=== Required work ===
Word for word, give the material below again, minus any images.

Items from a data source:
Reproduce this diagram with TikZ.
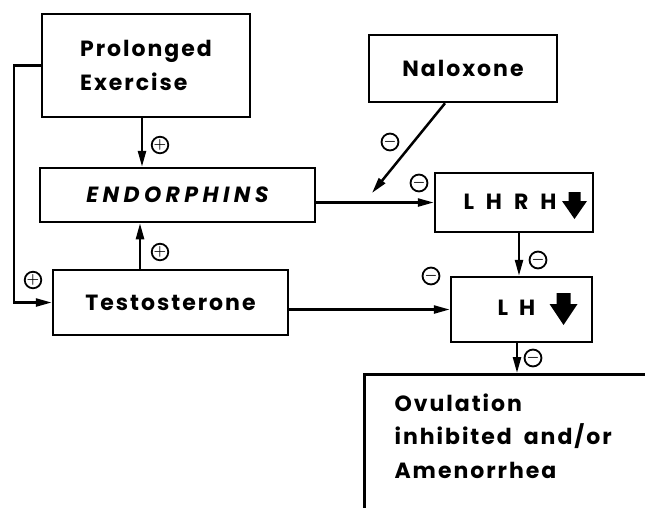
\documentclass[tikz,border=0pt]{standalone}
\usepackage{fontspec}
\newfontfamily\lettering[LetterSpace=9,WordSpace=1.8]{Poppins}
\newfontfamily\widelettering[LetterSpace=20]{Poppins}
\usetikzlibrary{arrows.meta}
\tikzset{
  box/.style={draw,line width=2.5pt,inner sep=0pt},
  arr/.style={line width=2.5pt,-{Triangle[length=16pt,width=8pt]}},
  sgn/.style={circle,draw,line width=1.8pt,inner sep=0pt,minimum size=16pt,font=\fontsize{14}{14}\selectfont\boldmath}
}
\begin{document}
\begin{tikzpicture}[x=1pt,y=-1pt,every node/.style={font=\lettering\bfseries\fontsize{22}{33.5}\selectfont}]
  \useasboundingbox (0,0) rectangle (645,507);
  \clip (0,0) rectangle (645,507);
  % boxes
  \node[box,minimum width=208pt,minimum height=103pt,align=left] (exercise) at (146,65.5) {Prolonged\\Exercise};
  \node[box,minimum width=188pt,minimum height=67pt] (naloxone) at (463,68.5) {Naloxone};
  \node[box,minimum width=275pt,minimum height=54pt,font=\widelettering\bfseries\itshape\fontsize{22}{33}\selectfont] (endorphins) at (177.5,195) {ENDORPHINS};
  \node[box,minimum width=235pt,minimum height=65pt] (testosterone) at (170.5,302.5) {Testosterone};
  \node[box,minimum width=158pt,minimum height=59pt] (lhrh) at (514,202.5) {};
  \node (lhrhtext) at (510,201.5) {L\hspace{12pt}H\hspace{12pt}R\hspace{12pt}H};
  \node[box,minimum width=141pt,minimum height=65pt] (lh) at (521.5,309.5) {};
  \node (lhtext) at (516.5,307.5) {L\hspace{11pt}H};
  \node[box,anchor=north west,minimum width=330pt,minimum height=170pt] (ovulation) at (363,373) {};
  \node[anchor=north west,align=left] (ovutext) at (391,390) {Ovulation\\inhibited and/or\\Amenorrhea};
  % heavy down marks
  \fill[shift={(574.5,192)}] (-6,0) -- (6,0) -- (6,9) -- (12.5,9) -- (0,27) -- (-12.5,9) -- (-6,9) -- cycle;
  \fill[shift={(563.5,293)}] (-7,0) -- (7,0) -- (7,11) -- (14,11) -- (0,32) -- (-14,11) -- (-7,11) -- cycle;
  % connectors
  \draw[arr] ([xshift=-4pt]exercise.south) -- ([xshift=-4pt]exercise.south |- endorphins.north);
  \draw[arr] ([xshift=-30.5pt]testosterone.north) -- ([xshift=-30.5pt]testosterone.north |- endorphins.south);
  \draw[arr] (exercise.west) -- ++(-27,0) |- (testosterone.west);
  \draw[arr] (lhrh.west -| endorphins.east) -- (lhrh.west);
  \coordinate (nalhit) at (372,193);
  \draw[arr] ([xshift=-18pt]naloxone.south) -- (nalhit);
  \draw[arr] (lh.west -| testosterone.east) -- (lh.west);
  \draw[arr] ([xshift=5pt]lhrh.south) -- ([xshift=5pt]lhrh.south |- lh.north);
  \draw[arr] ([xshift=-4.5pt]lh.south) -- ([xshift=-4.5pt]lh.south |- ovulation.north);
  % signs
  \node[sgn] (plusa) at (160,145) {$+$};
  \node[sgn] (plusb) at (160,252) {$+$};
  \node[sgn] (plusc) at (33,280) {$+$};
  \node[sgn] (minusa) at (390,142) {$-$};
  \node[sgn] (minusb) at (419,183) {$-$};
  \node[sgn] (minusc) at (538,260) {$-$};
  \node[sgn] (minusd) at (431,276) {$-$};
  \node[sgn] (minuse) at (533,358) {$-$};
\end{tikzpicture}
\end{document}
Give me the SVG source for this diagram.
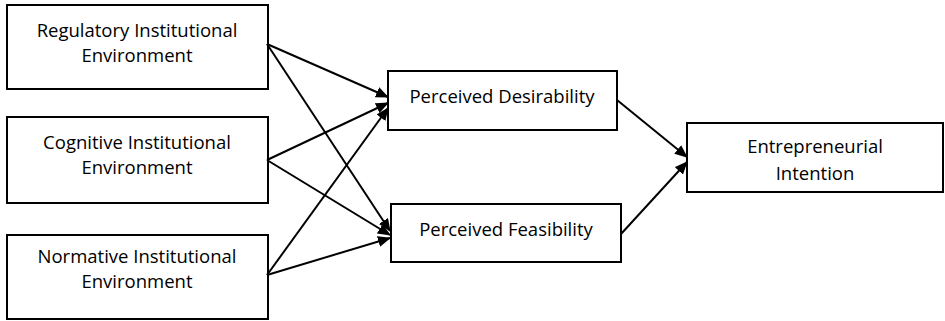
<svg xmlns="http://www.w3.org/2000/svg" width="945" height="321" viewBox="0 0 945 321">
<style>
.box{fill:#fff;stroke:#000;stroke-width:2}
.t{font-family:"Open Sans","Liberation Sans",Arial,sans-serif;font-size:18.5px;fill:#000;text-anchor:middle}
.c{stroke:#000;stroke-width:2;fill:none;marker-end:url(#ah)}
</style>
<defs>
<marker id="ah" markerWidth="13" markerHeight="11" refX="12" refY="5.5" orient="auto" markerUnits="userSpaceOnUse">
<path d="M0,0 L13,5.5 L0,11 Z" fill="#000"/>
</marker>
</defs>
<rect width="945" height="321" fill="#fff"/>
<g id="regulatory"><rect class="box" x="7" y="5" width="261" height="84"/><text class="t" x="137" y="37">Regulatory Institutional</text><text class="t" x="137" y="62">Environment</text></g>
<g id="cognitive"><rect class="box" x="7" y="117" width="261" height="86"/><text class="t" x="137" y="149">Cognitive Institutional</text><text class="t" x="137" y="174">Environment</text></g>
<g id="normative"><rect class="box" x="7" y="235" width="261" height="84"/><text class="t" x="137" y="263">Normative Institutional</text><text class="t" x="137" y="288">Environment</text></g>
<g id="desirability"><rect class="box" x="388" y="71" width="229" height="59"/><text class="t" x="502" y="103">Perceived Desirability</text></g>
<g id="feasibility"><rect class="box" x="391" y="204" width="230" height="58"/><text class="t" x="506" y="236">Perceived Feasibility</text></g>
<g id="intention"><rect class="box" x="687" y="123" width="256" height="69"/><text class="t" x="815" y="153">Entrepreneurial</text><text class="t" x="815" y="180">Intention</text></g>
<g id="connectors">
<line class="c" x1="267" y1="44" x2="388" y2="97"/>
<line class="c" x1="267" y1="44" x2="390" y2="231"/>
<line class="c" x1="267" y1="160" x2="388" y2="103"/>
<line class="c" x1="267" y1="160" x2="390" y2="235"/>
<line class="c" x1="267" y1="275" x2="388" y2="108"/>
<line class="c" x1="267" y1="275" x2="390" y2="238"/>
<line class="c" x1="617" y1="100" x2="687" y2="157"/>
<line class="c" x1="621" y1="234" x2="687" y2="162"/>
</g>
</svg>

=== Expected answer ===
Reproduce this diagram with TikZ.
\documentclass[tikz,border=0pt]{standalone}
\usepackage{fontspec}
\newfontfamily\lettering[LetterSpace=9,WordSpace=1.8]{Poppins}
\newfontfamily\widelettering[LetterSpace=20]{Poppins}
\usetikzlibrary{arrows.meta}
\tikzset{
  box/.style={draw,line width=2.5pt,inner sep=0pt},
  arr/.style={line width=2.5pt,-{Triangle[length=16pt,width=8pt]}},
  sgn/.style={circle,draw,line width=1.8pt,inner sep=0pt,minimum size=16pt,font=\fontsize{14}{14}\selectfont\boldmath}
}
\begin{document}
\begin{tikzpicture}[x=1pt,y=-1pt,every node/.style={font=\lettering\bfseries\fontsize{22}{33.5}\selectfont}]
  \useasboundingbox (0,0) rectangle (645,507);
  \clip (0,0) rectangle (645,507);
  % boxes
  \node[box,minimum width=208pt,minimum height=103pt,align=left] (exercise) at (146,65.5) {Prolonged\\Exercise};
  \node[box,minimum width=188pt,minimum height=67pt] (naloxone) at (463,68.5) {Naloxone};
  \node[box,minimum width=275pt,minimum height=54pt,font=\widelettering\bfseries\itshape\fontsize{22}{33}\selectfont] (endorphins) at (177.5,195) {ENDORPHINS};
  \node[box,minimum width=235pt,minimum height=65pt] (testosterone) at (170.5,302.5) {Testosterone};
  \node[box,minimum width=158pt,minimum height=59pt] (lhrh) at (514,202.5) {};
  \node (lhrhtext) at (510,201.5) {L\hspace{12pt}H\hspace{12pt}R\hspace{12pt}H};
  \node[box,minimum width=141pt,minimum height=65pt] (lh) at (521.5,309.5) {};
  \node (lhtext) at (516.5,307.5) {L\hspace{11pt}H};
  \node[box,anchor=north west,minimum width=330pt,minimum height=170pt] (ovulation) at (363,373) {};
  \node[anchor=north west,align=left] (ovutext) at (391,390) {Ovulation\\inhibited and/or\\Amenorrhea};
  % heavy down marks
  \fill[shift={(574.5,192)}] (-6,0) -- (6,0) -- (6,9) -- (12.5,9) -- (0,27) -- (-12.5,9) -- (-6,9) -- cycle;
  \fill[shift={(563.5,293)}] (-7,0) -- (7,0) -- (7,11) -- (14,11) -- (0,32) -- (-14,11) -- (-7,11) -- cycle;
  % connectors
  \draw[arr] ([xshift=-4pt]exercise.south) -- ([xshift=-4pt]exercise.south |- endorphins.north);
  \draw[arr] ([xshift=-30.5pt]testosterone.north) -- ([xshift=-30.5pt]testosterone.north |- endorphins.south);
  \draw[arr] (exercise.west) -- ++(-27,0) |- (testosterone.west);
  \draw[arr] (lhrh.west -| endorphins.east) -- (lhrh.west);
  \coordinate (nalhit) at (372,193);
  \draw[arr] ([xshift=-18pt]naloxone.south) -- (nalhit);
  \draw[arr] (lh.west -| testosterone.east) -- (lh.west);
  \draw[arr] ([xshift=5pt]lhrh.south) -- ([xshift=5pt]lhrh.south |- lh.north);
  \draw[arr] ([xshift=-4.5pt]lh.south) -- ([xshift=-4.5pt]lh.south |- ovulation.north);
  % signs
  \node[sgn] (plusa) at (160,145) {$+$};
  \node[sgn] (plusb) at (160,252) {$+$};
  \node[sgn] (plusc) at (33,280) {$+$};
  \node[sgn] (minusa) at (390,142) {$-$};
  \node[sgn] (minusb) at (419,183) {$-$};
  \node[sgn] (minusc) at (538,260) {$-$};
  \node[sgn] (minusd) at (431,276) {$-$};
  \node[sgn] (minuse) at (533,358) {$-$};
\end{tikzpicture}
\end{document}
Give me the SVG source for this diagram.
<svg xmlns="http://www.w3.org/2000/svg" width="945" height="321" viewBox="0 0 945 321">
<style>
.box{fill:#fff;stroke:#000;stroke-width:2}
.t{font-family:"Open Sans","Liberation Sans",Arial,sans-serif;font-size:18.5px;fill:#000;text-anchor:middle}
.c{stroke:#000;stroke-width:2;fill:none;marker-end:url(#ah)}
</style>
<defs>
<marker id="ah" markerWidth="13" markerHeight="11" refX="12" refY="5.5" orient="auto" markerUnits="userSpaceOnUse">
<path d="M0,0 L13,5.5 L0,11 Z" fill="#000"/>
</marker>
</defs>
<rect width="945" height="321" fill="#fff"/>
<g id="regulatory"><rect class="box" x="7" y="5" width="261" height="84"/><text class="t" x="137" y="37">Regulatory Institutional</text><text class="t" x="137" y="62">Environment</text></g>
<g id="cognitive"><rect class="box" x="7" y="117" width="261" height="86"/><text class="t" x="137" y="149">Cognitive Institutional</text><text class="t" x="137" y="174">Environment</text></g>
<g id="normative"><rect class="box" x="7" y="235" width="261" height="84"/><text class="t" x="137" y="263">Normative Institutional</text><text class="t" x="137" y="288">Environment</text></g>
<g id="desirability"><rect class="box" x="388" y="71" width="229" height="59"/><text class="t" x="502" y="103">Perceived Desirability</text></g>
<g id="feasibility"><rect class="box" x="391" y="204" width="230" height="58"/><text class="t" x="506" y="236">Perceived Feasibility</text></g>
<g id="intention"><rect class="box" x="687" y="123" width="256" height="69"/><text class="t" x="815" y="153">Entrepreneurial</text><text class="t" x="815" y="180">Intention</text></g>
<g id="connectors">
<line class="c" x1="267" y1="44" x2="388" y2="97"/>
<line class="c" x1="267" y1="44" x2="390" y2="231"/>
<line class="c" x1="267" y1="160" x2="388" y2="103"/>
<line class="c" x1="267" y1="160" x2="390" y2="235"/>
<line class="c" x1="267" y1="275" x2="388" y2="108"/>
<line class="c" x1="267" y1="275" x2="390" y2="238"/>
<line class="c" x1="617" y1="100" x2="687" y2="157"/>
<line class="c" x1="621" y1="234" x2="687" y2="162"/>
</g>
</svg>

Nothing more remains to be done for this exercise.